The whole thing starts sweet, you know? Music box tinkle, ballerina doing her thing, that inherited vocabulary of grace we’ve all agreed means something about transcendence or whatever lie we tell ourselves. But then, the camera starts circling, and you realize she’s not transcending shit. She’s fighting. The knives screech across the piano lid, carving wounds into the lacquer, and she’s stumbling, screaming, trying to keep her balance on instruments designed to cut, eight inches above the surface on blade-tips that want nothing more than to find flesh or wood.
What We Talk About When We Talk About Performance
Artaud would’ve loved this. The violence of it. The way it makes literal what every artist already knows: that beauty is carved out of something, that grace costs blood, that the audience sitting in the dark demands you bleed out there under the lights until there’s nothing left but the shapes your pain makes in space.

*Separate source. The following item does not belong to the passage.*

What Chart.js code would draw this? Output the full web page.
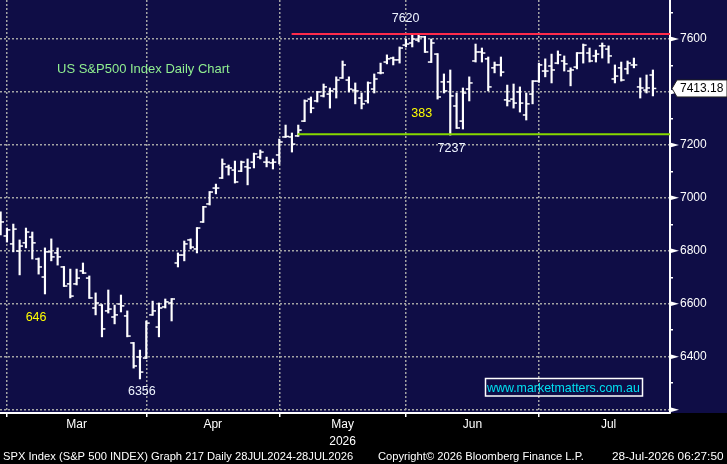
<!DOCTYPE html>
<html lang="en">
<head>
<meta charset="UTF-8">
<title>SPX Index Daily Chart</title>
<script src="https://cdn.jsdelivr.net/npm/chart.js"></script>
<style>
  html, body { margin: 0; padding: 0; background: #000; }
  #chart { display: block; }
</style>
</head>
<body>
<canvas id="chart" width="727" height="464"></canvas>
<script>
// daily OHLC, one bar per trading day (index 0 = last Feb bar)
const opens = [6925,6856,6826,6799,6830,6852,6769,6701,6796,6792,
  6739,6675,6675,6724,6697,6584,6595,6573,6550,6599,
  6554,6452,6399,6395,6558,6512,6588,6603,6754,6784,
  6841,6807,6909,6977,7037,7075,7117,7105,7101,7117,
  7135,7154,7135,7132,7162,7230,7230,7234,7290,7373,
  7366,7385,7392,7411,7453,7445,7407,7377,7366,7411,
  7472,7513,7528,7521,7577,7585,7596,7608,7513,7543,
  7438,7438,7347,7290,7411,7517,7551,7525,7491,7502,
  7370,7373,7400,7313,7392,7441,7479,7498,7509,7517,
  7479,7494,7547,7547,7536,7574,7562,7449,7491,7487,
  7502,7419,7407,7464];
const highs = [6947,6886,6901,6841,6886,6871,6773,6811,6845,6811,
  6741,6731,6731,6754,6705,6641,6597,6652,6595,6633,
  6573,6454,6425,6535,6610,6603,6618,6620,6792,6837,
  6845,6888,6968,7024,7052,7147,7124,7139,7139,7147,
  7169,7181,7154,7147,7222,7275,7245,7275,7370,7381,
  7402,7430,7415,7457,7517,7457,7434,7396,7438,7468,
  7509,7540,7532,7570,7600,7615,7619,7610,7600,7545,
  7468,7483,7396,7415,7457,7581,7566,7532,7513,7532,
  7426,7430,7419,7396,7443,7509,7525,7543,7555,7536,
  7491,7549,7581,7566,7558,7585,7574,7502,7513,7517,
  7528,7453,7464,7483];
const lows = [6860,6833,6796,6709,6811,6769,6712,6637,6762,6746,
  6665,6622,6671,6714,6620,6558,6475,6565,6524,6569,
  6475,6357,6316,6393,6556,6475,6584,6535,6739,6762,
  6807,6792,6907,6973,7015,7073,7086,7056,7099,7049,
  7113,7147,7117,7109,7128,7228,7173,7232,7288,7321,
  7362,7381,7339,7377,7451,7400,7355,7336,7358,7396,
  7468,7506,7502,7509,7570,7570,7589,7549,7511,7373,
  7396,7237,7262,7260,7366,7513,7513,7404,7472,7460,
  7347,7339,7324,7294,7355,7436,7457,7434,7506,7479,
  7423,7487,7509,7513,7513,7528,7509,7434,7441,7468,
  7491,7377,7396,7385];
const closes = [6909,6879,6882,6818,6871,6830,6739,6796,6777,6777,
  6667,6629,6697,6716,6622,6603,6505,6580,6558,6592,
  6478,6365,6342,6527,6573,6584,6607,6618,6784,6826,
  6814,6886,6966,7022,7037,7128,7113,7060,7135,7113,
  7166,7173,7135,7135,7211,7232,7203,7256,7366,7339,
  7400,7419,7404,7445,7502,7411,7404,7355,7434,7449,
  7472,7525,7521,7566,7581,7600,7608,7551,7585,7381,
  7404,7385,7264,7396,7434,7551,7547,7419,7502,7475,
  7366,7358,7358,7355,7441,7502,7479,7483,7540,7506,
  7483,7547,7577,7517,7543,7574,7536,7460,7445,7509,
  7502,7415,7415,7413.18];

// x axis: month names and the bar index where each month starts
const monthNames = ['Mar', 'Apr', 'May', 'Jun', 'Jul'];
const monthStarts = [1, 23, 44, 64, 85];
const monthEnd = 107;
const yearLabel = '2026';

// y axis ticks (labels every 200)
const priceTicks = [6200,6300,6400,6500,6600,6700,6800,6900,7000,7100,7200,7300,7400,7500,7600,7700];
const priceLabels = [6400,6600,6800,7000,7200,7400,7600];

// horizontal levels: [start bar index, price]
const resistance = [45.95, 7619];
const support = [46.9, 7240];

// text notes placed in data coordinates
const notes = [
  { text: '7620', x: 63.95, y: 7679, color: '#eef4ff' },
  { text: '7237', x: 71.2, y: 7186, color: '#eef4ff' },
  { text: '383', x: 66.5, y: 7317, color: '#ffff00' },
  { text: '646', x: 5.6, y: 6548, color: '#ffff00' },
  { text: '6356', x: 22.3, y: 6269, color: '#eef4ff' }
];

const NAVY = 'rgb(15,13,70)';
const GRID = '#a4a4a4';
const FONT = "'Liberation Sans', Arial, sans-serif";
Chart.defaults.font.family = FONT;

const xMin = -0.1, xMax = 105.7;
const yMin = 6187.4, yMax = 7747.3;

const monthMids = monthStarts.map((s, k) => (s + (monthStarts[k + 1] || monthEnd)) / 2);
const xTicks = monthStarts.concat(monthMids).sort((a, b) => a - b);
const isStart = v => monthStarts.indexOf(v) !== -1;

const ranges = highs.map((h, i) => ({ x: i, y: [lows[i], h] }));
const openPts = opens.map((o, i) => ({ x: i - 0.27, y: o }));
const closePts = closes.map((c, i) => ({ x: i + 0.27, y: c }));

const decor = {
  id: 'decor',
  beforeDraw(chart) {
    const { ctx, width, height, chartArea } = chart;
    ctx.save();
    ctx.fillStyle = '#000';
    ctx.fillRect(0, 0, width, height);
    ctx.fillStyle = NAVY;
    ctx.fillRect(0, 0, width, chartArea.bottom);
    ctx.restore();
  },
  afterDraw(chart) {
    const { ctx, chartArea } = chart;
    const xs = chart.scales.x, ys = chart.scales.y;
    const r = chartArea.right;
    ctx.save();

    // arrows on the major price ticks
    ctx.fillStyle = '#fff';
    priceTicks.filter(v => v % 200 === 0).forEach(v => {
      const py = ys.getPixelForValue(v);
      ctx.beginPath();
      ctx.moveTo(r, py - 2.5);
      ctx.lineTo(r + 9, py);
      ctx.lineTo(r, py + 2.5);
      ctx.closePath();
      ctx.fill();
    });

    // last price tag
    const last = closes[closes.length - 1];
    const by = ys.getPixelForValue(last);
    ctx.beginPath();
    ctx.moveTo(r + 2, by);
    ctx.lineTo(r + 7, by - 8.5);
    ctx.lineTo(chart.width, by - 8.5);
    ctx.lineTo(chart.width, by + 8.5);
    ctx.lineTo(r + 7, by + 8.5);
    ctx.closePath();
    ctx.fillStyle = '#fff';
    ctx.fill();
    ctx.strokeStyle = '#222';
    ctx.lineWidth = 1;
    ctx.stroke();
    ctx.fillStyle = '#000';
    ctx.font = '12px ' + FONT;
    ctx.textBaseline = 'middle';
    ctx.textAlign = 'left';
    ctx.fillText(last.toFixed(2), r + 10, by + 0.5);

    // notes
    ctx.font = '12.5px ' + FONT;
    ctx.textAlign = 'center';
    notes.forEach(n => {
      ctx.fillStyle = n.color;
      ctx.fillText(n.text, xs.getPixelForValue(n.x), ys.getPixelForValue(n.y));
    });

    // chart title
    ctx.textAlign = 'left';
    ctx.textBaseline = 'alphabetic';
    ctx.font = '13px ' + FONT;
    ctx.fillStyle = '#90ee90';
    ctx.fillText('US S&P500 Index Daily Chart', 57, 73);

    // website box
    ctx.font = '12.4px ' + FONT;
    ctx.fillStyle = '#00e0f0';
    ctx.fillText('www.marketmatters.com.au', 487, 392);
    ctx.strokeStyle = '#fff';
    ctx.lineWidth = 1.5;
    ctx.strokeRect(485.5, 378.5, 157, 17.5);

    // footer
    ctx.fillStyle = '#fff';
    ctx.font = '11.2px ' + FONT;
    ctx.fillText('SPX Index (S&P 500 INDEX) Graph 217 Daily 28JUL2024-28JUL2026', 3, 460);
    ctx.fillText('Copyright\u00a9 2026 Bloomberg Finance L.P.', 378, 460);
    ctx.font = '11.8px ' + FONT;
    ctx.fillText('28-Jul-2026 06:27:50', 612, 460);
    ctx.restore();
  }
};

const chart = new Chart(document.getElementById('chart'), {
  type: 'bar',
  data: {
    datasets: [
      {
        type: 'line', data: [{ x: resistance[0], y: resistance[1] }, { x: xMax, y: resistance[1] }],
        borderColor: '#ff2a4a', borderWidth: 2, pointRadius: 0
      },
      {
        type: 'line', data: [{ x: support[0], y: support[1] }, { x: xMax, y: support[1] }],
        borderColor: '#86d800', borderWidth: 2, pointRadius: 0
      },
      {
        type: 'bar', data: ranges, backgroundColor: '#fff', borderWidth: 0,
        barThickness: 1.5, grouped: false
      },
      {
        type: 'scatter', data: openPts, pointStyle: 'line', radius: 1.7,
        borderColor: '#fff', borderWidth: 1.5
      },
      {
        type: 'scatter', data: closePts, pointStyle: 'line', radius: 1.7,
        borderColor: '#fff', borderWidth: 1.5
      }
    ]
  },
  options: {
    responsive: false,
    animation: false,
    devicePixelRatio: 1,
    layout: { padding: 0, autoPadding: false },
    events: [],
    plugins: { legend: { display: false }, tooltip: { enabled: false } },
    scales: {
      x: {
        type: 'linear', position: 'bottom', min: xMin, max: xMax, offset: false,
        afterBuildTicks: s => { s.ticks = xTicks.map(v => ({ value: v })); },
        afterFit: s => { s.height = 51; s.paddingLeft = 0; s.paddingRight = 0; },
        grid: {
          offset: false,
          color: c => (c.tick && isStart(c.tick.value)) ? GRID : 'rgba(0,0,0,0)',
          lineWidth: 1.5,
          tickLength: 4,
          tickWidth: 1.5,
          tickColor: c => (c.tick && isStart(c.tick.value)) ? '#fff' : 'rgba(0,0,0,0)'
        },
        border: { color: '#fff', width: 2, dash: [2, 2] },
        ticks: {
          color: '#fff', font: { size: 12, lineHeight: 1.35 }, padding: 0,
          maxRotation: 0, autoSkip: false,
          callback: v => {
            const k = monthMids.indexOf(v);
            if (k === -1) return '';
            return monthNames[k] === 'May' ? [monthNames[k], yearLabel] : monthNames[k];
          }
        }
      },
      y: {
        type: 'linear', position: 'right', min: yMin, max: yMax,
        afterBuildTicks: s => { s.ticks = priceTicks.map(v => ({ value: v })); },
        afterFit: s => { s.width = 57; s.paddingTop = 0; s.paddingBottom = 0; },
        grid: {
          color: c => (c.tick && c.tick.value % 200 === 0) ? GRID : 'rgba(0,0,0,0)',
          lineWidth: 1.5,
          tickLength: 3,
          tickWidth: 1.5,
          tickColor: '#fff'
        },
        border: { color: '#fff', width: 2, dash: [2, 2] },
        ticks: {
          color: '#fff', font: { size: 12 }, padding: 7, autoSkip: false,
          callback: v => priceLabels.indexOf(v) !== -1 ? String(v) : ''
        }
      }
    }
  },
  plugins: [decor]
});
</script>
</body>
</html>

Because ballet’s always been a beautiful knife job anyway. The eating disorders, the destroyed joints, the way little girls are taught that beauty means making your body do impossible things until it breaks. Pérez just made the metaphor scream out loud. He put the blade on the outside where we can all see it, where we can’t pretend anymore that what we’re watching is anything but sustained, gorgeous violence against the self.
The piano gets it too, that instrument of civilization, of culture, of all those recitals in all those parlors where nice people learned to make pretty sounds. Now it’s a scarred battleground, a stage that keeps score, marked by every failed attempt to maintain the illusion.
The Theater Is Empty Except for the Camera
And that’s the other thing, she’s alone in this darkened theater. No audience except the lens. Which means she’s not performing for anyone but herself, or for the idea of performance itself, or for everyone who’ll ever see the video and understand that when we say “I gave everything,” we’re usually lying, but sometimes, sometimes, someone actually does it.
Francis Bacon understood that. The way people destroy themselves for their art, their craft, their obsession. How the line between dedication and self-immolation gets real fucking blurry when you’re actually good at something, when you actually care. How the people who make the most beautiful things are often the ones most brutally intimate with pain, with the knife’s edge, with the moment when you realize you can’t stop even though continuing might kill you.
Nine Minutes of Truth
The video’s nine minutes long. That’s it. Nine minutes of a woman trying not to fall while her feet turn weapons into an extension of classical technique, nine minutes of metal on wood, of muscle and will against physics and fear. It’s not comfortable. It’s not supposed to be.
Pérez titled it En puntas, on point, on the tips, which is both the ballet term and the absolute fucking truth of what he’s showing you. This is what it looks like when the mask slips, when the artifice reveals the reality underneath, when beauty stops lying about what it costs.
I want to look away. I can’t. Because hidden underneath all my cultural bullshit about art and grace and performance is this: someone, somewhere, is always standing on knives trying to make something beautiful before they lose their balance. And I am (maybe you) are sitting in the dark, watching, waiting to see if they fall.